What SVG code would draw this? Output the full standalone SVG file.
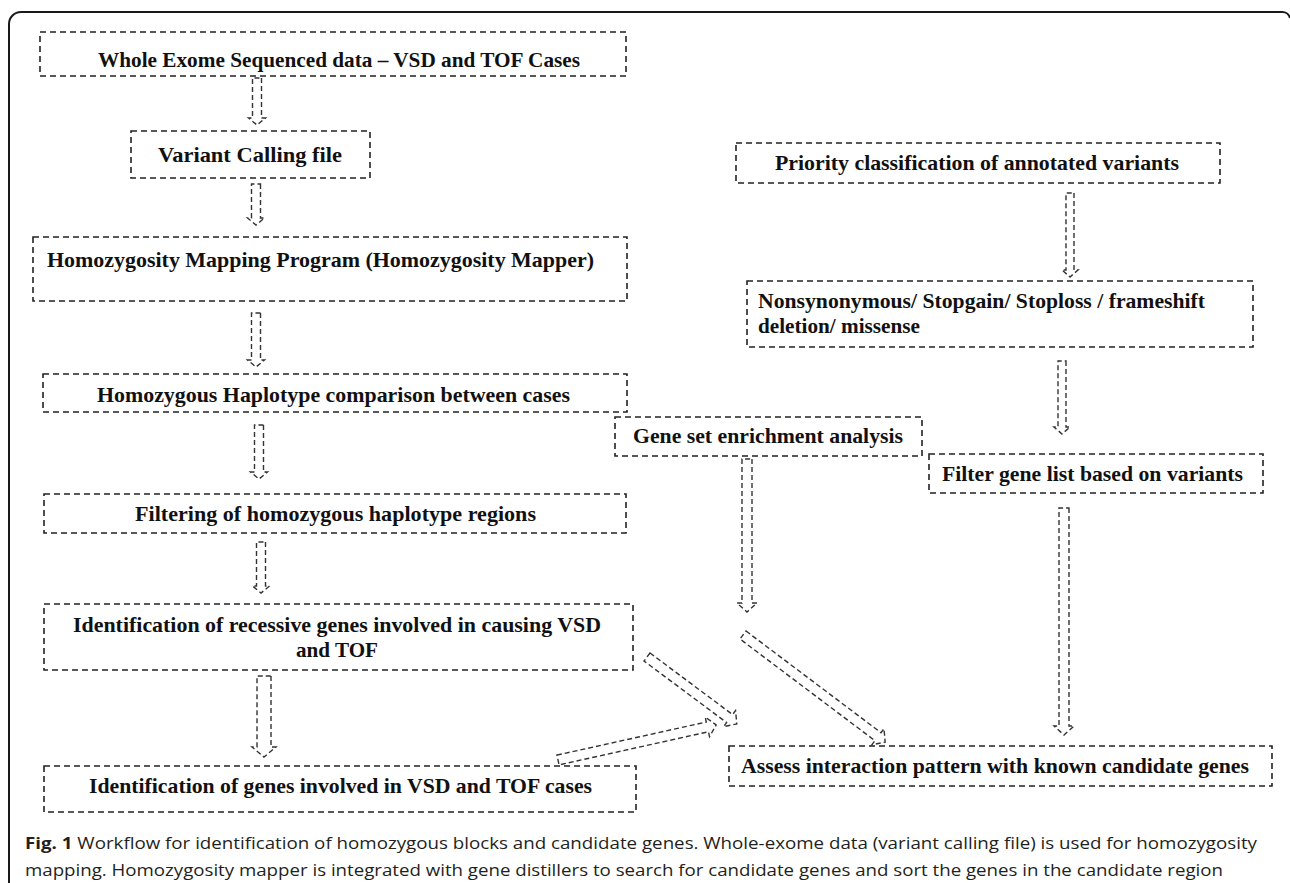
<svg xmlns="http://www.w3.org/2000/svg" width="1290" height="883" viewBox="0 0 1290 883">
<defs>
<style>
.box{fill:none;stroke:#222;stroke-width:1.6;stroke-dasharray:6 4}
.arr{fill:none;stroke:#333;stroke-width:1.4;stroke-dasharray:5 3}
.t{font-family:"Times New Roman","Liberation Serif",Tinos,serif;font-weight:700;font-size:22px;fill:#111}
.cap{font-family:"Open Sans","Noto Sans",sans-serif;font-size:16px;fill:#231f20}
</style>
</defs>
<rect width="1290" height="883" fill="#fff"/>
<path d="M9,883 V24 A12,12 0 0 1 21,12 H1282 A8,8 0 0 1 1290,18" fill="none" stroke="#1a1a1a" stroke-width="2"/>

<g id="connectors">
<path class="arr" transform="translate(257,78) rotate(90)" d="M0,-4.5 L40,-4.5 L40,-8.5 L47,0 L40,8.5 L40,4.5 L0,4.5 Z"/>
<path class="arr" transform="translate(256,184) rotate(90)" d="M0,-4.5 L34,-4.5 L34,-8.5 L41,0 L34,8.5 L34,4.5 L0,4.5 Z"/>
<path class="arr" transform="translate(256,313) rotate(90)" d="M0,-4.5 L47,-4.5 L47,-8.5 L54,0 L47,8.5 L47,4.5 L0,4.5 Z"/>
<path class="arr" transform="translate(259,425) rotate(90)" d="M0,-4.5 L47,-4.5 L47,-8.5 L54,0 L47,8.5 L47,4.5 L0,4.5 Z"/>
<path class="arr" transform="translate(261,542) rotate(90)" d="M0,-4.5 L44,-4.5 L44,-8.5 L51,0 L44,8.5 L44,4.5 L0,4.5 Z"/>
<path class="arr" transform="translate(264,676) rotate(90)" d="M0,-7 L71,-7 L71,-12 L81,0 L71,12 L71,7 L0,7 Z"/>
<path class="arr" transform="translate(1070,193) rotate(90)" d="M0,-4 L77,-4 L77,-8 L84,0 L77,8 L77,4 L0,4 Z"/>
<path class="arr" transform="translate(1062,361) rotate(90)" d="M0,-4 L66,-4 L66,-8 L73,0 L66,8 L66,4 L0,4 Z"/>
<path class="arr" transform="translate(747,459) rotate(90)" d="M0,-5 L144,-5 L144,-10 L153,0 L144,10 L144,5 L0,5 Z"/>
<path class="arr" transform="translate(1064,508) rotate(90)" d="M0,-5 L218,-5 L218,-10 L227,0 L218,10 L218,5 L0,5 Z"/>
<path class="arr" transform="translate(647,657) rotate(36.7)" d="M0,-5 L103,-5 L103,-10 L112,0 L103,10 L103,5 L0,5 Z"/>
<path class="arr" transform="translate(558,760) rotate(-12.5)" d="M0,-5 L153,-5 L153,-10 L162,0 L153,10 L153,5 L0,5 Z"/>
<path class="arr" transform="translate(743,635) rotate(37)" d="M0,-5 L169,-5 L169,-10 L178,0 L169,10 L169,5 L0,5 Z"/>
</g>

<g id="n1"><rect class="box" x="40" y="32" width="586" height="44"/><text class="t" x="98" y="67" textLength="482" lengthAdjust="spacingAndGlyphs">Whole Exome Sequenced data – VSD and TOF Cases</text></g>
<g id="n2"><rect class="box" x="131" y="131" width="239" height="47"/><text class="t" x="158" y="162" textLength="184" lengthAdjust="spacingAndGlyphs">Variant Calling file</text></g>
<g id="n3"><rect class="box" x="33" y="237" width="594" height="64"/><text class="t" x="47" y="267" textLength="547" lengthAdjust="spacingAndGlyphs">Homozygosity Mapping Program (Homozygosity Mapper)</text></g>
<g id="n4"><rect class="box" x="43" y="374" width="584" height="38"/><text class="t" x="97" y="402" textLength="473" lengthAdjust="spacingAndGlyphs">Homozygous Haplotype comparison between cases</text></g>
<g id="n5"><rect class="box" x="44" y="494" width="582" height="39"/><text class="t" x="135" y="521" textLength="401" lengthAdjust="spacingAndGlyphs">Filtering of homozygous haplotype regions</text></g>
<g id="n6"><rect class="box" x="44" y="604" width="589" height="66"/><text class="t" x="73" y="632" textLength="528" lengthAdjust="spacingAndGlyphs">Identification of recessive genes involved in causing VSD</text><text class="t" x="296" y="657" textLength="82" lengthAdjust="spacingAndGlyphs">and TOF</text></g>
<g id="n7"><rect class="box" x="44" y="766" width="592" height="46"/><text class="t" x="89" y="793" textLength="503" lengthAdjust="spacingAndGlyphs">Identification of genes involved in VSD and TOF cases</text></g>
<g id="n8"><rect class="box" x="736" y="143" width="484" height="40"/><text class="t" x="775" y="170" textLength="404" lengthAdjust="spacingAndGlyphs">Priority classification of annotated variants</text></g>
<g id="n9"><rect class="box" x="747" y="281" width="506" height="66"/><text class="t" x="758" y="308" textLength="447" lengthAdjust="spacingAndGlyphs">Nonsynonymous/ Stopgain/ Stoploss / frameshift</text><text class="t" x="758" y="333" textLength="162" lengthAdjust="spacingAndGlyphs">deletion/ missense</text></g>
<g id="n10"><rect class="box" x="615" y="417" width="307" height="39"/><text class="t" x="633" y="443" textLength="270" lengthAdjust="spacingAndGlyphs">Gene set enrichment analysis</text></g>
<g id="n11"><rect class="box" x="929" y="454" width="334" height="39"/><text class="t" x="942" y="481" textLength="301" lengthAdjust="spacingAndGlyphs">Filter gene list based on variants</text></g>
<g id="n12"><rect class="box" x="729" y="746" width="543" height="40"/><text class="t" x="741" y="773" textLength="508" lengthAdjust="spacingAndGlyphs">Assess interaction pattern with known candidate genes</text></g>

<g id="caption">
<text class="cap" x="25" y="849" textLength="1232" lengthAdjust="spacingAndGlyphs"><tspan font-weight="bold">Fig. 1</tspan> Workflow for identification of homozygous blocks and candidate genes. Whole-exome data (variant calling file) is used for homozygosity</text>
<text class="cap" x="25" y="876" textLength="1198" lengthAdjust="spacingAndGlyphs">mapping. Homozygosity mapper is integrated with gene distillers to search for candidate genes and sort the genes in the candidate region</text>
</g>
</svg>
◆ ◆ ◆ ◆ ◆ ◆ ◆
:: What needs to be done ::
All the lines above are to be reproduced exactly, except the pictures.

:: Result of this task ::
What SVG code would draw this? Output the full standalone SVG file.
<svg xmlns="http://www.w3.org/2000/svg" width="1290" height="883" viewBox="0 0 1290 883">
<defs>
<style>
.box{fill:none;stroke:#222;stroke-width:1.6;stroke-dasharray:6 4}
.arr{fill:none;stroke:#333;stroke-width:1.4;stroke-dasharray:5 3}
.t{font-family:"Times New Roman","Liberation Serif",Tinos,serif;font-weight:700;font-size:22px;fill:#111}
.cap{font-family:"Open Sans","Noto Sans",sans-serif;font-size:16px;fill:#231f20}
</style>
</defs>
<rect width="1290" height="883" fill="#fff"/>
<path d="M9,883 V24 A12,12 0 0 1 21,12 H1282 A8,8 0 0 1 1290,18" fill="none" stroke="#1a1a1a" stroke-width="2"/>

<g id="connectors">
<path class="arr" transform="translate(257,78) rotate(90)" d="M0,-4.5 L40,-4.5 L40,-8.5 L47,0 L40,8.5 L40,4.5 L0,4.5 Z"/>
<path class="arr" transform="translate(256,184) rotate(90)" d="M0,-4.5 L34,-4.5 L34,-8.5 L41,0 L34,8.5 L34,4.5 L0,4.5 Z"/>
<path class="arr" transform="translate(256,313) rotate(90)" d="M0,-4.5 L47,-4.5 L47,-8.5 L54,0 L47,8.5 L47,4.5 L0,4.5 Z"/>
<path class="arr" transform="translate(259,425) rotate(90)" d="M0,-4.5 L47,-4.5 L47,-8.5 L54,0 L47,8.5 L47,4.5 L0,4.5 Z"/>
<path class="arr" transform="translate(261,542) rotate(90)" d="M0,-4.5 L44,-4.5 L44,-8.5 L51,0 L44,8.5 L44,4.5 L0,4.5 Z"/>
<path class="arr" transform="translate(264,676) rotate(90)" d="M0,-7 L71,-7 L71,-12 L81,0 L71,12 L71,7 L0,7 Z"/>
<path class="arr" transform="translate(1070,193) rotate(90)" d="M0,-4 L77,-4 L77,-8 L84,0 L77,8 L77,4 L0,4 Z"/>
<path class="arr" transform="translate(1062,361) rotate(90)" d="M0,-4 L66,-4 L66,-8 L73,0 L66,8 L66,4 L0,4 Z"/>
<path class="arr" transform="translate(747,459) rotate(90)" d="M0,-5 L144,-5 L144,-10 L153,0 L144,10 L144,5 L0,5 Z"/>
<path class="arr" transform="translate(1064,508) rotate(90)" d="M0,-5 L218,-5 L218,-10 L227,0 L218,10 L218,5 L0,5 Z"/>
<path class="arr" transform="translate(647,657) rotate(36.7)" d="M0,-5 L103,-5 L103,-10 L112,0 L103,10 L103,5 L0,5 Z"/>
<path class="arr" transform="translate(558,760) rotate(-12.5)" d="M0,-5 L153,-5 L153,-10 L162,0 L153,10 L153,5 L0,5 Z"/>
<path class="arr" transform="translate(743,635) rotate(37)" d="M0,-5 L169,-5 L169,-10 L178,0 L169,10 L169,5 L0,5 Z"/>
</g>

<g id="n1"><rect class="box" x="40" y="32" width="586" height="44"/><text class="t" x="98" y="67" textLength="482" lengthAdjust="spacingAndGlyphs">Whole Exome Sequenced data – VSD and TOF Cases</text></g>
<g id="n2"><rect class="box" x="131" y="131" width="239" height="47"/><text class="t" x="158" y="162" textLength="184" lengthAdjust="spacingAndGlyphs">Variant Calling file</text></g>
<g id="n3"><rect class="box" x="33" y="237" width="594" height="64"/><text class="t" x="47" y="267" textLength="547" lengthAdjust="spacingAndGlyphs">Homozygosity Mapping Program (Homozygosity Mapper)</text></g>
<g id="n4"><rect class="box" x="43" y="374" width="584" height="38"/><text class="t" x="97" y="402" textLength="473" lengthAdjust="spacingAndGlyphs">Homozygous Haplotype comparison between cases</text></g>
<g id="n5"><rect class="box" x="44" y="494" width="582" height="39"/><text class="t" x="135" y="521" textLength="401" lengthAdjust="spacingAndGlyphs">Filtering of homozygous haplotype regions</text></g>
<g id="n6"><rect class="box" x="44" y="604" width="589" height="66"/><text class="t" x="73" y="632" textLength="528" lengthAdjust="spacingAndGlyphs">Identification of recessive genes involved in causing VSD</text><text class="t" x="296" y="657" textLength="82" lengthAdjust="spacingAndGlyphs">and TOF</text></g>
<g id="n7"><rect class="box" x="44" y="766" width="592" height="46"/><text class="t" x="89" y="793" textLength="503" lengthAdjust="spacingAndGlyphs">Identification of genes involved in VSD and TOF cases</text></g>
<g id="n8"><rect class="box" x="736" y="143" width="484" height="40"/><text class="t" x="775" y="170" textLength="404" lengthAdjust="spacingAndGlyphs">Priority classification of annotated variants</text></g>
<g id="n9"><rect class="box" x="747" y="281" width="506" height="66"/><text class="t" x="758" y="308" textLength="447" lengthAdjust="spacingAndGlyphs">Nonsynonymous/ Stopgain/ Stoploss / frameshift</text><text class="t" x="758" y="333" textLength="162" lengthAdjust="spacingAndGlyphs">deletion/ missense</text></g>
<g id="n10"><rect class="box" x="615" y="417" width="307" height="39"/><text class="t" x="633" y="443" textLength="270" lengthAdjust="spacingAndGlyphs">Gene set enrichment analysis</text></g>
<g id="n11"><rect class="box" x="929" y="454" width="334" height="39"/><text class="t" x="942" y="481" textLength="301" lengthAdjust="spacingAndGlyphs">Filter gene list based on variants</text></g>
<g id="n12"><rect class="box" x="729" y="746" width="543" height="40"/><text class="t" x="741" y="773" textLength="508" lengthAdjust="spacingAndGlyphs">Assess interaction pattern with known candidate genes</text></g>

<g id="caption">
<text class="cap" x="25" y="849" textLength="1232" lengthAdjust="spacingAndGlyphs"><tspan font-weight="bold">Fig. 1</tspan> Workflow for identification of homozygous blocks and candidate genes. Whole-exome data (variant calling file) is used for homozygosity</text>
<text class="cap" x="25" y="876" textLength="1198" lengthAdjust="spacingAndGlyphs">mapping. Homozygosity mapper is integrated with gene distillers to search for candidate genes and sort the genes in the candidate region</text>
</g>
</svg>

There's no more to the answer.